Closed mathematicalmichael closed 5 years ago
However, while that does trigger the conditional statement, the parallel loading fails because the number of processors no longer matches the number of items found by glob
.
---------------------------------------------------------------------------
ValueError Traceback (most recent call last)
<ipython-input-3-e685ff89c9b6> in <module>
----> 1 s_set = sample.load_sample_set('test_save')
~/work/BET/bet/sample.py in load_sample_set(file_name, sample_set_name, localize)
140 os.path.dirname(file_name), "proc0_{}".format(
141 os.path.basename(file_name)))):
--> 142 return load_sample_set_parallel(file_name, sample_set_name)
143
144 mdat = sio.loadmat(file_name)
~/work/BET/bet/sample.py in load_sample_set_parallel(file_name, sample_set_name)
212 # otherwise gather the data from mdat and then scatter
213 # among the processors and update mdat
--> 214 mdat_files_local = comm.scatter(mdat_files)
215 mdat_local = [sio.loadmat(m) for m in mdat_files_local]
216 mdat_list = comm.allgather(mdat_local)
mpi4py/MPI/Comm.pyx in mpi4py.MPI.Comm.scatter()
mpi4py/MPI/msgpickle.pxi in mpi4py.MPI.PyMPI_scatter()
mpi4py/MPI/msgpickle.pxi in mpi4py.MPI.Pickle.dumpv()
ValueError: expecting 1 items, got 2
I believe the expected behavior (correct me if I'm wrong) is that if I send off work to multiple processors and save at the end, it saves the chunks, then if I load them back in serial, rather than manually stitching the sample sets back together with merge
, the conditional statement that is now being triggered should return a fully "merged" sample set that it got from loading from all the processors.
right now it's trying to scatter 2 objects to a single processor and getting a warning back.
I will use try/except ValueError
to bypass it... fingers crossed.
and now that I've managed to sneak around the errors, I'm realizing that load_sample_set_parallel
returns nothing. I think once I fix that we'll be good to go.
changes made: append
instead of extend
the list, return loaded_sample_set
now load_sample_set
in serial will go grab the appropriate parallel files and merge them.
I have only thus far checked for correct merging of _values
and will ensure all other attributes are merged correctly before submitting a PR (frankly it might just make it in as part of another PR I'm planning).
How can we write tests to ensure this behavior is consistent/correct?
Run the top in parallel, bottom in serial.

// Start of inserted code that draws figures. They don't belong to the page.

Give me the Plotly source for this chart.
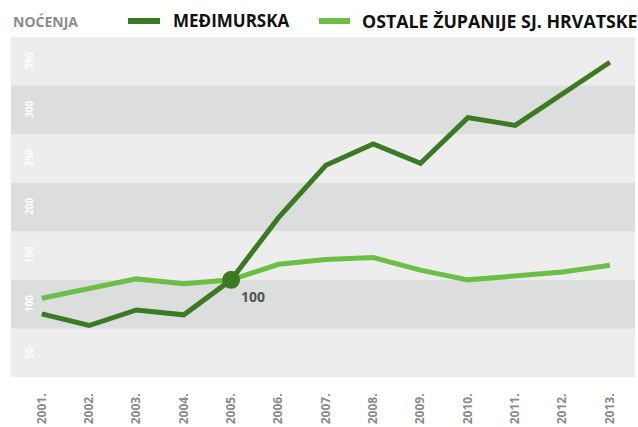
import plotly.graph_objects as go

years = ["2001.", "2002.", "2003.", "2004.", "2005.", "2006.", "2007.",
         "2008.", "2009.", "2010.", "2011.", "2012.", "2013."]
medimurska = [65, 53, 69, 64, 100, 164, 218, 240, 220, 267, 259, 292, 324]
ostale = [81, 91, 101, 96, 100, 116, 121, 123, 110, 100, 104, 108, 115]
y_tick_values = [50, 100, 150, 200, 250, 300, 350]
base_year_index = 4
base_label = "100"
series_names = ["MEĐIMURSKA", "OSTALE ŽUPANIJE SJ. HRVATSKE"]
y_title = "NOĆENJA"

DARK = "#3b7a22"
LIGHT = "#6cbf45"
BAND_LIGHT = "#ededed"
BAND_DARK = "#dcdddd"
FONT = "Open Sans"

W, H = 638, 427
ML, MR, MT, MB = 11, 3, 37, 50
PW, PH = W - ML - MR, H - MT - MB


def px(x):
    return (x - ML) / PW


def py(y):
    return (H - MB - y) / PH


fig = go.Figure()
fig.add_trace(go.Scatter(x=years, y=ostale, mode="lines", name=series_names[1],
                         line=dict(color=LIGHT, width=5), hoverinfo="skip"))
fig.add_trace(go.Scatter(x=years, y=medimurska, mode="lines", name=series_names[0],
                         line=dict(color=DARK, width=5), hoverinfo="skip"))
fig.add_trace(go.Scatter(x=[years[base_year_index]], y=[medimurska[base_year_index]],
                         mode="markers", marker=dict(color=DARK, size=18),
                         hoverinfo="skip"))

shapes = []
# alternating bands
for i, v in enumerate(y_tick_values):
    shapes.append(dict(type="rect", xref="paper", yref="y", x0=0, x1=1,
                       y0=v - 50, y1=v,
                       fillcolor=BAND_DARK if i % 2 == 1 else BAND_LIGHT,
                       line=dict(width=0), layer="below"))

# legend lines
shapes.append(dict(type="line", xref="paper", yref="paper", x0=px(128), x1=px(160),
                   y0=py(21), y1=py(21), line=dict(color=DARK, width=6)))
shapes.append(dict(type="line", xref="paper", yref="paper", x0=px(319), x1=px(350),
                   y0=py(21), y1=py(21), line=dict(color=LIGHT, width=6)))

annotations = []
for v in y_tick_values:
    annotations.append(dict(x=px(20), y=v - 25, xref="paper", yref="y",
                            text=str(v), textangle=-90, showarrow=False,
                            font=dict(family=FONT, size=10, color="white", weight="bold")))

annotations.append(dict(x=base_year_index, y=medimurska[base_year_index],
                        xref="x", yref="y", text=base_label, showarrow=False,
                        xshift=22, yshift=-17,
                        font=dict(family=FONT, size=14, color="#555555", weight="bold")))

annotations.append(dict(x=px(11), y=py(22), xref="paper", yref="paper", text=y_title,
                        xanchor="left", yanchor="middle", showarrow=False,
                        font=dict(family=FONT, size=14, color="#8c8c8c", weight="bold")))
annotations.append(dict(x=px(171), y=py(21), xref="paper", yref="paper", text=series_names[0],
                        xanchor="left", yanchor="middle", showarrow=False,
                        font=dict(family=FONT, size=17, color="#111111", weight="bold")))
annotations.append(dict(x=px(360), y=py(21), xref="paper", yref="paper", text=series_names[1],
                        xanchor="left", yanchor="middle", showarrow=False,
                        font=dict(family=FONT, size=17.8, color="#111111", weight="bold")))

fig.update_layout(
    width=W, height=H,
    margin=dict(l=ML, r=MR, t=MT, b=MB, pad=0, autoexpand=False),
    paper_bgcolor="white", plot_bgcolor=BAND_LIGHT,
    showlegend=False,
    shapes=shapes, annotations=annotations,
    xaxis=dict(type="category", range=[-0.65, 12.53], showgrid=False, zeroline=False,
               showline=False, automargin=False,
               ticks="", tickangle=-90, ticklabelstandoff=13,
               tickfont=dict(family=FONT, size=12, color="#8a8a8a", weight="bold")),
    yaxis=dict(range=[0, 350], showgrid=False, zeroline=False, showline=False,
               automargin=False, showticklabels=False, ticks=""),
)

fig.write_html("out.html", config={"displayModeBar": False},
               post_script="document.body.style.margin='0';"
                           "document.body.style.overflow='hidden';")
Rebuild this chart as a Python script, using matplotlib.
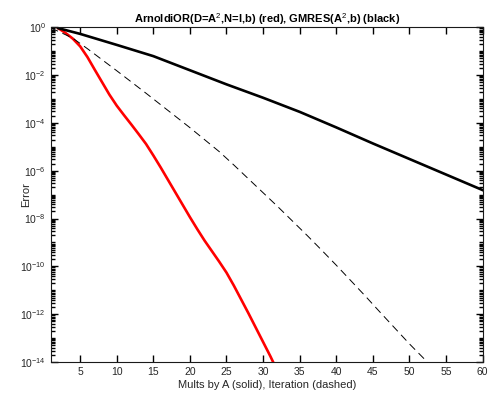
import numpy as np
import matplotlib
matplotlib.use('Agg')
from matplotlib import pyplot as plt
from matplotlib.ticker import LogLocator, NullFormatter

plt.rcParams['font.family'] = ['Liberation Sans', 'DejaVu Sans']
plt.rcParams['mathtext.fontset'] = 'custom'
plt.rcParams['mathtext.rm'] = 'Liberation Sans'
plt.rcParams['mathtext.bf'] = 'Liberation Sans:bold'

# ArnoldiOR (red, solid) - error vs mults by A, log10 values
red_x = [2, 3, 4, 5, 6, 7, 8, 9, 10, 11, 12, 13, 14, 15, 16, 17, 18, 19, 20,
         21, 22, 23, 24, 25, 26, 27, 28, 29, 30, 31, 32]
red_log = [-0.04, -0.24, -0.48, -0.8, -1.25, -1.78, -2.3, -2.82, -3.28,
           -3.68, -4.07, -4.47, -4.88, -5.36, -5.86, -6.38, -6.9, -7.42,
           -7.94, -8.44, -8.92, -9.36, -9.8, -10.26, -10.8, -11.38, -11.96,
           -12.56, -13.16, -13.76, -14.4]

# GMRES (black, solid) - error vs mults by A
blk_x = [2, 5, 10, 15, 20, 25, 30, 35, 40, 45, 50, 55, 60]
blk_log = [-0.04, -0.28, -0.74, -1.21, -1.8, -2.39, -2.95, -3.54,
           -4.19, -4.86, -5.51, -6.16, -6.81]

# GMRES (black, dashed) - error vs iteration
dash_x = [1, 2, 4, 6, 8, 10, 12, 14, 16, 18, 20, 22, 24, 26, 28, 30, 32, 34,
          36, 38, 40, 42, 44, 46, 48, 50, 52, 53]
dash_log = [-0.04, -0.17, -0.46, -0.9, -1.36, -1.82, -2.29, -2.76, -3.24,
            -3.72, -4.2, -4.7, -5.2, -5.76, -6.34, -6.92, -7.5, -8.1, -8.7,
            -9.32, -9.95, -10.6, -11.25, -11.92, -12.58, -13.24, -13.86, -14.2]

fig = plt.figure(figsize=(4.89, 3.94), dpi=100)
ax = fig.add_axes([0.104, 0.081, 0.883, 0.850])

ax.semilogy(red_x, 10.0 ** np.array(red_log), color='red', lw=1.9)
ax.semilogy(blk_x, 10.0 ** np.array(blk_log), color='black', lw=1.9)
ax.semilogy(dash_x, 10.0 ** np.array(dash_log), color='black', lw=0.7,
            dashes=(8, 5))

ax.set_xlim(1, 60)
ax.set_ylim(1e-14, 1)
ax.set_xticks(range(5, 61, 5))
ax.set_yticks([10.0 ** k for k in range(-14, 1, 2)])
ax.yaxis.set_minor_locator(LogLocator(base=10, subs=np.arange(1, 10), numticks=100))
ax.yaxis.set_minor_formatter(NullFormatter())

# ticks inside on all four sides
for axis in (ax.xaxis, ax.yaxis):
    axis.set_tick_params(which='both', direction='in', width=1.0, color='black')
ax.xaxis.set_ticks_position('both')
ax.yaxis.set_ticks_position('both')
ax.tick_params(which='major', length=5, labelsize=7.5, labelcolor='#262626')
ax.tick_params(which='minor', length=3)
for s in ax.spines.values():
    s.set_linewidth(0.8)
    s.set_color('#1a1a1a')

ax.set_title('ArnoldiOR(D=A$^2$,N=I,b) (red), GMRES(A$^2$,b) (black)',
             fontsize=8, fontweight='bold', pad=3)
ax.set_xlabel('Mults by A (solid), Iteration (dashed)', fontsize=8, color='#262626', labelpad=2)
ax.set_ylabel('Error', fontsize=8, color='#262626')
ax.yaxis.set_label_coords(-0.045, 0.5)

plt.savefig('out.png', dpi=100)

import bet.sample as sample
import numpy as np
sset = sample.sample_set(2)
sset.set_distribution()
# np.random.seed(0)
sset.generate_samples(12)
sset.get_values()
print(sset.get_values_local())
sample.save_sample_set(sset, 'test_save')

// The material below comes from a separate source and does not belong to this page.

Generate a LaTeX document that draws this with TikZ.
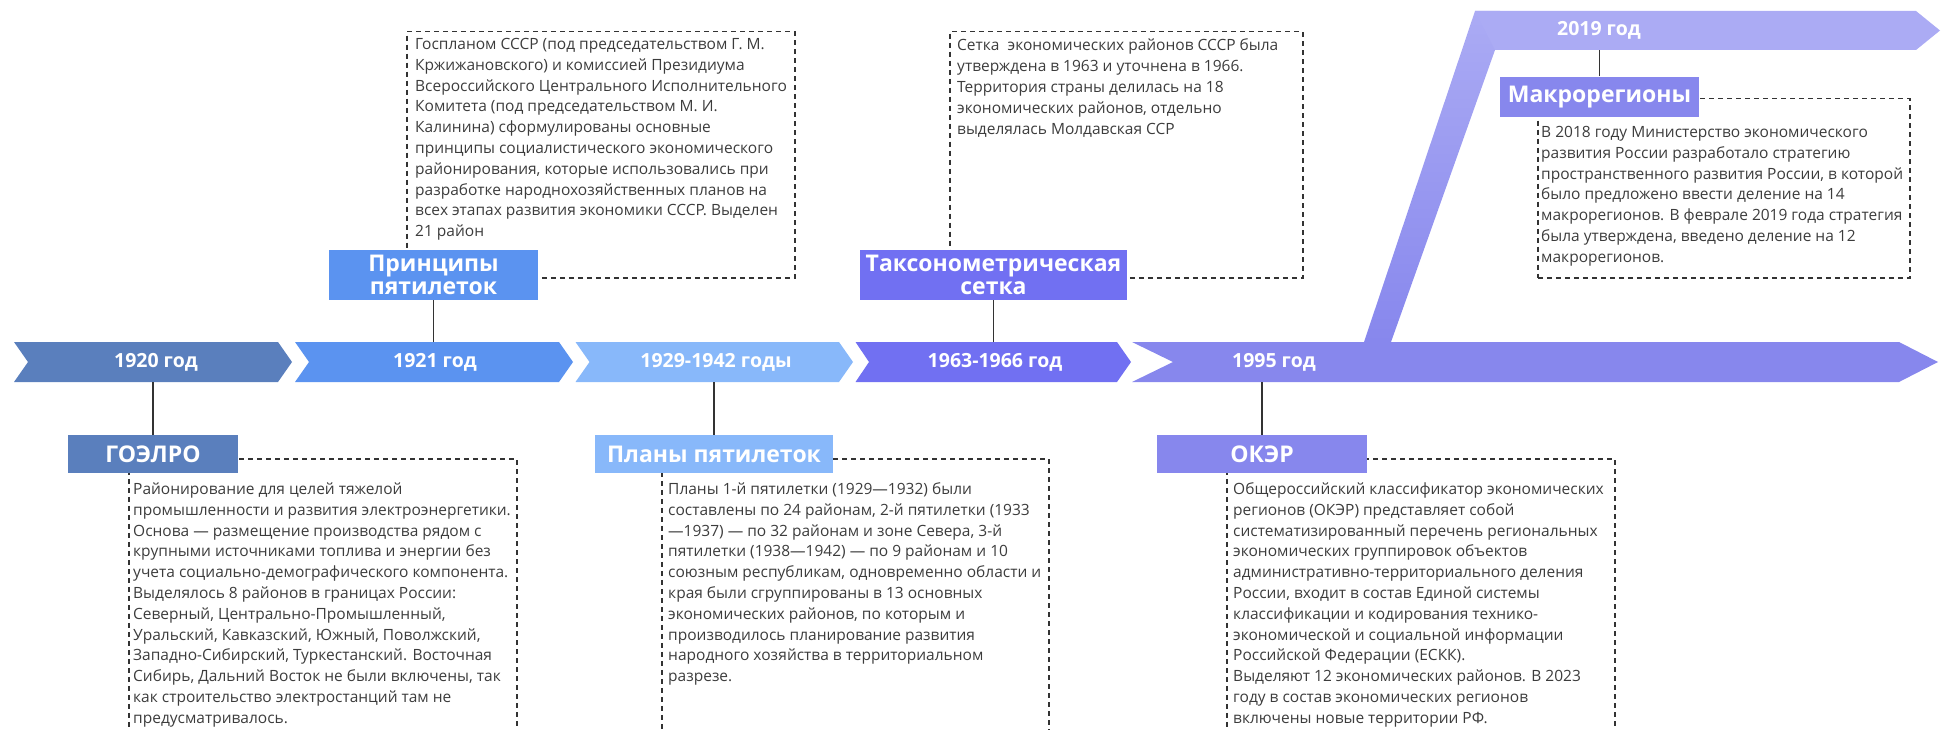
\documentclass[tikz,border=0pt]{standalone}
\usepackage{fontspec}
\setmainfont{Open Sans}
\definecolor{cA}{HTML}{5A7FBD}
\definecolor{cB}{HTML}{5B93F0}
\definecolor{cC}{HTML}{88B8FA}
\definecolor{cD}{HTML}{7170F2}
\definecolor{cE}{HTML}{8787ED}
\definecolor{cF}{HTML}{ABABF4}
\definecolor{txt}{HTML}{3C3C3C}
\definecolor{ln}{HTML}{333333}
\tikzset{
  yearlbl/.style={inner sep=0, minimum height=40pt, text=white, font=\fontsize{19.5}{22}\bfseries\selectfont},
  titlebox/.style={inner sep=0, text=white, align=center, font=\fontsize{23}{23.5}\bfseries\selectfont},
  dbox/.style={draw=ln, dash pattern=on 5pt off 4pt, line width=1.5pt, inner sep=0, anchor=north west},
  body/.style={inner sep=0, anchor=base west, align=left, text=txt, font=\fontsize{15.5}{20.8}\selectfont},
  conn/.style={draw=ln, line width=1.5pt}
}
\begin{document}
\begin{tikzpicture}[x=1pt,y=-1pt]
\useasboundingbox (0,0) rectangle (1941,730);
\clip (0,0) rectangle (1941,730);
% timeline arrows
\fill[cA] (14,342) -- (278,342) -- (292,362) -- (278,382) -- (14,382) -- (28,362) -- cycle;
\fill[cB] (295,342) -- (559,342) -- (573,362) -- (559,382) -- (295,382) -- (309,362) -- cycle;
\fill[cC] (575.5,342) -- (839,342) -- (853,362) -- (839,382) -- (575.5,382) -- (589.5,362) -- cycle;
\fill[cD] (855.5,342) -- (1117,342) -- (1131,362) -- (1117,382) -- (855.5,382) -- (869,362) -- cycle;
\shade[top color=cF, bottom color=cE] (1364,342) -- (1475,11) -- (1500,11) -- (1495,50) -- (1391,342) -- cycle;
\fill[cF] (1475,11) -- (1916,11) -- (1940,30.5) -- (1916,50) -- (1495,50) -- cycle;
\fill[cE] (1132,342) -- (1899,342) -- (1938,362) -- (1899,382) -- (1132,382) -- (1173,362) -- cycle;
% year labels
\node[yearlbl] (a1) at (156,362) {1920 год};
\node[yearlbl] (a2) at (435,362) {1921 год};
\node[yearlbl] (a3) at (716,362) {1929-1942 годы};
\node[yearlbl] (a4) at (995,362) {1963-1966 год};
\node[yearlbl] (a5) at (1274,362) {1995 год};
\node[yearlbl, minimum height=39pt] (a6) at (1599,30.5) {2019 год};
% dashed boxes
\node[dbox, minimum width=388pt, minimum height=302pt] (d1) at (128,458) {};
\node[dbox, minimum width=388pt, minimum height=246pt] (d2) at (406,31) {};
\node[dbox, minimum width=387pt, minimum height=302pt] (d3) at (661,458) {};
\node[dbox, minimum width=353pt, minimum height=246pt] (d4) at (949,31) {};
\node[dbox, minimum width=388pt, minimum height=302pt] (d5) at (1226,458) {};
\node[dbox, minimum width=372pt, minimum height=179pt] (d6) at (1537,98) {};
% title boxes
\node[titlebox, fill=cA, minimum width=170pt, minimum height=38pt] (t1) at (153,454) {ГОЭЛРО};
\node[titlebox, fill=cB, minimum width=209pt, minimum height=50pt] (t2) at (433.5,275) {Принципы\\пятилеток};
\node[titlebox, fill=cC, minimum width=238pt, minimum height=38pt] (t3) at (714,454) {Планы пятилеток};
\node[titlebox, fill=cD, minimum width=267pt, minimum height=50pt] (t4) at (993.5,275) {Таксонометрическая\\сетка};
\node[titlebox, fill=cE, minimum width=210pt, minimum height=38pt] (t5) at (1262,454) {ОКЭР};
\node[titlebox, fill=cE, minimum width=199pt, minimum height=40pt] (t6) at (1599.5,96.7) {Макрорегионы};
% connectors
\draw[conn] (t1.north) -- (t1.north |- a1.south);
\draw[conn] (t2.south) -- (t2.south |- a2.north);
\draw[conn] (t3.north) -- (t3.north |- a3.south);
\draw[conn] (t4.south) -- (t4.south |- a4.north);
\draw[conn] (t5.north) -- (t5.north |- a5.south);
\draw[conn] (t6.north) -- (t6.north |- a6.south);
% body texts (anchor = baseline of last line)
\node[body] (b1) at (133,723.3) {Районирование для целей тяжелой\\
промышленности и развития электроэнергетики.\\
Основа — размещение производства рядом с\\
крупными источниками топлива и энергии без\\
учета социально-демографического компонента.\\
Выделялось 8 районов в границах России:\\
Северный, Центрально-Промышленный,\\
Уральский, Кавказский, Южный, Поволжский,\\
Западно-Сибирский, Туркестанский. Восточная\\
Сибирь, Дальний Восток не были включены, так\\
как строительство электростанций там не\\
предусматривалось.};
\node[body] (b2) at (415,236.7) {Госпланом СССР (под председательством Г. М.\\
Кржижановского) и комиссией Президиума\\
Всероссийского Центрального Исполнительного\\
Комитета (под председательством М. И.\\
Калинина) сформулированы основные\\
принципы социалистического экономического\\
районирования, которые использовались при\\
разработке народнохозяйственных планов на\\
всех этапах развития экономики СССР. Выделен\\
21 район};
\node[body] (b3) at (668,681.7) {Планы 1-й пятилетки (1929—1932) были\\
составлены по 24 районам, 2-й пятилетки (1933\\
—1937) — по 32 районам и зоне Севера, 3-й\\
пятилетки (1938—1942) — по 9 районам и 10\\
союзным республикам, одновременно области и\\
края были сгруппированы в 13 основных\\
экономических районов, по которым и\\
производилось планирование развития\\
народного хозяйства в территориальном\\
разрезе.};
\node[body] (b4) at (957,134.2) {Сетка\ \ экономических районов СССР была\\
утверждена в 1963 и уточнена в 1966.\\
Территория страны делилась на 18\\
экономических районов, отдельно\\
выделялась Молдавская ССР};
\node[body] (b5) at (1233,723.3) {Общероссийский классификатор экономических\\
регионов (ОКЭР) представляет собой\\
систематизированный перечень региональных\\
экономических группировок объектов\\
административно-территориального деления\\
России, входит в состав Единой системы\\
классификации и кодирования технико-\\
экономической и социальной информации\\
Российской Федерации (ЕСКК).\\
Выделяют 12 экономических районов. В 2023\\
году в состав экономических регионов\\
включены новые территории РФ.};
\node[body] (b6) at (1541,262.3) {В 2018 году Министерство экономического\\
развития России разработало стратегию\\
пространственного развития России, в которой\\
было предложено ввести деление на 14\\
макрорегионов. В феврале 2019 года стратегия\\
была утверждена, введено деление на 12\\
макрорегионов.};
\end{tikzpicture}
\end{document}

s_set = sample.load_sample_set('test_save')
# s_set.local_to_global()
print(s_set.get_values())
vectors seem to load and merge appropriately but other properties do not.
for example,
_dim
becomes array(2)
instead of the original 2
... seems like an easy fix.
then I have to go deal with the same version of this for discretizations as well. There are a few attributes I introduced that are not vectors that will need to be copied over (likely just save and inherit to/from the root worker).
I have to save a scipy.distribution object and I don't think that will quite work with the dictionary saving since it will only take strings/arrays.
I see that new_mdat[sample_set_name + '_sample_set_type'] = str(type(save_set)).split("'")[1]
kind of handles this by just saving the string for re-use later on with loading. I think I'll have to do that with re-instantiating the distribution object.
So far it does not seem like the fix to the proc
typo addressed #333 . Still failing for n>2
TODO: create an 'extract information' function that plays nice with all the various distributions we may have to load/save. have had to re-use it twice already (serial and parallel loading of sample sets). Will need to again for predicted/observed in _setup
, so it's worth making a function for it...
perhaps part of this is also a function that appropriately unpacks dictionary items into new key-entries for the mdat file with format sample_set_name+ "_" + key
, and when unpacked, strips of all unnecessary characters. This gets used for the keys in kwds for distributions, and will also get used for setup.
addressed by https://github.com/UT-CHG/BET/pull/355, closing now
related to #333 and perhaps others.
I think I found the source of the bug... line 140 in
sample.py
:Probably should be
proc0_{}
I'm still mid-investigation, but I wanted to put this down here.